The new management of China Eastern, the nation's third largest airline, is taking steps to stem mounting losses from its wrong bets on fuel hedging contracts.
After a slew of other cost cutting measures recently, the company is reportedly trying to reduce its positions in what is commonly known as fair-value hedging transactions.
It had already incurred book losses of more than 6 billion yuan as of end December through these transactions.
China Eastern is known to have hedged 36 percent of its jet-fuel needs at strike prices that would increase the losses, at least on paper, after the price of oil falls below US$35 per barrel.
China Eastern, of course, was not the only airline company to have taken a hit from trading in derivatives. Both Air China and Hong Kong's Cathay Pacific have reported big losses in fuel hedging.
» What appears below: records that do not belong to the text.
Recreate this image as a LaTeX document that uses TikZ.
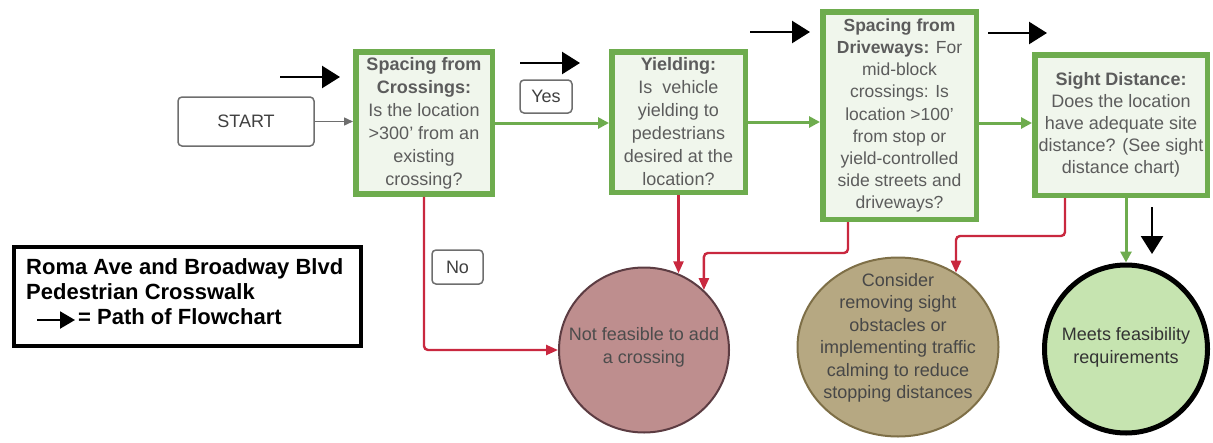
\documentclass[tikz,border=0pt]{standalone}
\usepackage{fontspec}
\setmainfont{Liberation Sans}
\usetikzlibrary{arrows.meta,shapes.geometric}

\definecolor{boxgreen}{RGB}{110,172,78}
\definecolor{boxfill}{RGB}{240,246,236}
\definecolor{txtgray}{RGB}{92,92,92}
\definecolor{flowred}{RGB}{201,40,63}
\definecolor{nofill}{RGB}{190,142,142}
\definecolor{noline}{RGB}{92,60,66}
\definecolor{consfill}{RGB}{182,168,130}
\definecolor{consline}{RGB}{126,111,71}
\definecolor{okfill}{RGB}{198,228,176}
\definecolor{startgray}{RGB}{110,110,110}

\tikzset{
  txt/.style={font=\fontsize{18}{23}\selectfont},
  question/.style={draw=boxgreen, line width=5.5pt, fill=boxfill, text=txtgray,
    align=center, inner sep=0pt, txt},
  tag/.style={draw=startgray, line width=1.5pt, rounded corners=4pt, fill=white,
    text=black!75, inner sep=0pt, font=\fontsize{18}{20}\selectfont},
  outcome/.style={ellipse, inner sep=0pt, align=center, txt},
  yesarrow/.style={draw=boxgreen, line width=3pt, -{Triangle[length=11pt,width=11pt]}},
  noarrow/.style={draw=flowred, line width=2.4pt, rounded corners=4pt,
    -{Triangle[length=12pt,width=10pt]}},
  pathmark/.style={line width=2.5pt, -{Triangle[length=18pt,width=22pt]}},
}

\begin{document}
\begin{tikzpicture}[x=1pt,y=-1pt]
\useasboundingbox (0,0) rectangle (1213,442);

% start terminal
\node[tag, minimum width=136pt, minimum height=49pt] (start) at (246,121.5)
  {START};

% decision boxes
\node[question, minimum width=136.5pt, minimum height=142pt] (q1) at (424,123)
  {\textbf{Spacing from}\\ \textbf{Crossings:}\\ Is the location\\ >300' from an\\ existing\\ crossing?};
\node[question, minimum width=133.5pt, minimum height=140.5pt] (q2) at (678.5,122)
  {\textbf{Yielding:}\\ Is\ \ vehicle\\ yielding to\\ pedestrians\\ desired at the\\ location?};
\node[question, minimum width=153.5pt, minimum height=207.5pt,
      font=\fontsize{17.5}{22.2}\selectfont] (q3) at (899.5,115.5)
  {\textbf{Spacing from}\\ \textbf{Driveways:} For\\ mid-block\\ crossings: Is\\ location >100'\\ from stop or\\ yield-controlled\\ side streets and\\ driveways?};
\node[question, minimum width=172.5pt, minimum height=140.5pt,
      font=\fontsize{18}{22}\selectfont] (q4) at (1121,125)
  {\textbf{Sight Distance:}\\ Does the location\\ have adequate site\\ distance? (See sight\\ distance chart)};

% edge labels
\node[tag, minimum width=52pt, minimum height=33pt] (yes) at (546,96.5) {Yes};
\node[tag, minimum width=51pt, minimum height=34pt] (no) at (457.5,267) {No};

% outcomes
\node[outcome, draw=noline, line width=2pt, fill=nofill,
      minimum width=170pt, minimum height=165pt] (nf) at (644,350) {};
\node[txt, align=center, text=black!70] (nftext) at (644,347)
  {Not feasible to add\\ a crossing};

\node[outcome, draw=consline, line width=2pt, fill=consfill,
      minimum width=201pt, minimum height=179pt] (cons) at (898,347) {};
\node[txt, align=center, text=black!72, font=\fontsize{18}{22.5}\selectfont] (constext) at (898,338)
  {Consider\\ removing sight\\ obstacles or\\ implementing traffic\\ calming to reduce\\ stopping distances};

\node[outcome, draw=black, line width=5pt, fill=okfill,
      minimum width=163pt, minimum height=168pt] (ok) at (1126,349) {};
\node[txt, align=center, text=black!80] (oktext) at (1126,347)
  {Meets feasibility\\ requirements};

% legend
\node[draw=black, line width=4pt, fill=white, minimum width=347pt, minimum height=99pt,
      inner sep=0pt] (legend) at (187.5,296.5) {};
\node[anchor=north west, align=left, inner sep=0pt,
      font=\bfseries\fontsize{22}{25}\selectfont] (legendtext) at (26,258)
  {Roma Ave and Broadway Blvd\\ Pedestrian Crosswalk\\ \hspace{52pt}= Path of Flowchart};
\coordinate (lgA) at (37,320);
\coordinate (lgB) at (75,320);
\draw[line width=2.2pt, -{Triangle[length=15pt,width=17pt]}] (lgA) -- (lgB);

% main flow (yes branch)
\draw[draw=startgray, line width=1.5pt, -{Triangle[length=9pt,width=8pt]}]
  (start.east) -- (start.east -| q1.west);
\draw[yesarrow] (q1.east) -- (q1.east -| q2.west);
\draw[yesarrow] (q2.east) -- (q2.east -| q3.west);
\draw[yesarrow] (q3.east |- 0,123) -- (q4.west |- 0,123);
\draw[yesarrow] (ok.north |- q4.south) -- (ok.north);

% failure branches
\draw[noarrow] (q1.south) |- (nf.west);
\draw[noarrow] (q2.south) -- (q2.south |- nf.66);
\coordinate (q3out) at ([xshift=-51.5pt]q3.south);
\draw[noarrow] (q3out) -- (q3out |- 0,253) -| (nf.45);
\coordinate (q4out) at ([xshift=-56pt]q4.south);
\draw[noarrow] (q4out) -- (q4out |- 0,236) -| (cons.52);

% path-of-flowchart markers
\coordinate (m1a) at (280,77);   \coordinate (m1b) at (340,77);
\coordinate (m2a) at (520,63);   \coordinate (m2b) at (580,63);
\coordinate (m3a) at (750,32);   \coordinate (m3b) at (810,32);
\coordinate (m4a) at (988,33);   \coordinate (m4b) at (1047,33);
\coordinate (m5a) at (1152,207); \coordinate (m5b) at (1152,254);
\draw[pathmark] (m1a) -- (m1b);
\draw[pathmark] (m2a) -- (m2b);
\draw[pathmark] (m3a) -- (m3b);
\draw[pathmark] (m4a) -- (m4b);
\draw[pathmark] (m5a) -- (m5b);
\end{tikzpicture}
\end{document}
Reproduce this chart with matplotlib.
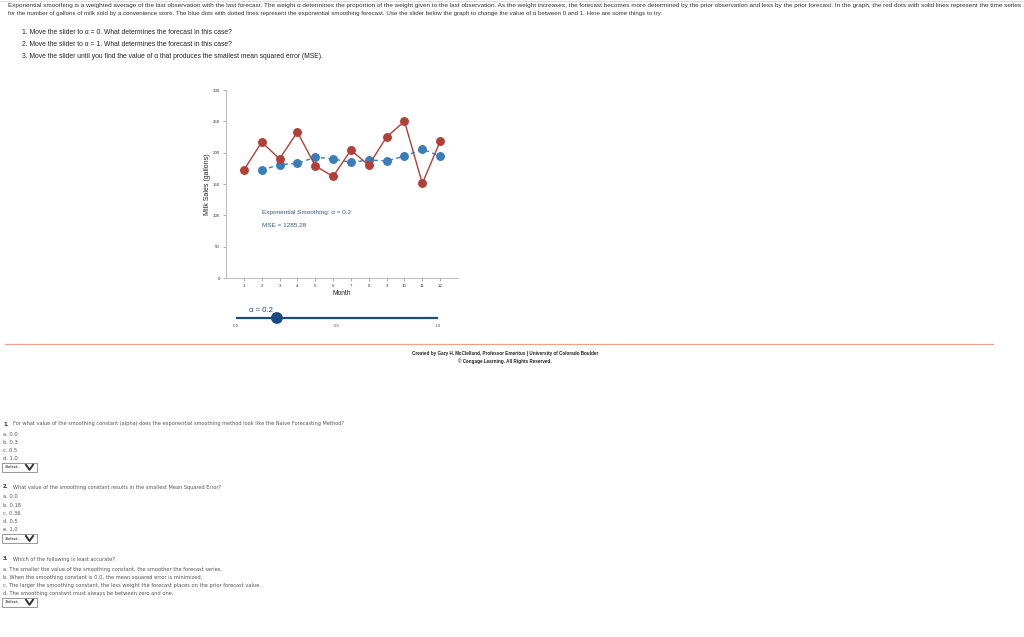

But China Eastern, being the smaller of the three, was hurt the most.
China Eastern is expected to report a loss of 11 billion yuan in 2008 and get a "special treatment" status on the Shanghai bourse due to its negative assets.
The company was bailed out in December by a 7 billion yuan government cash injection and a 35 billion yuan credit line from the Agricultural Bank of China, Shanghai Pudong Development Bank and Bank of Communications.
Under the newly installed chairman Liu Shaoyong, the company has drawn up 256 cost-cutting measures. It aims to pare spending by 3 billion yuan this year, Liu said.
The carrier is axing plane deliveries, planning asset sales and cutting management pay as it strives to break even next year.
The airline is targeting a "significantly" smaller loss this year.
China Eastern shares closed unchanged at HKUS$1.08 in Hong Kong. The stock gained 0.6 percent to 5.41 yuan in Shanghai.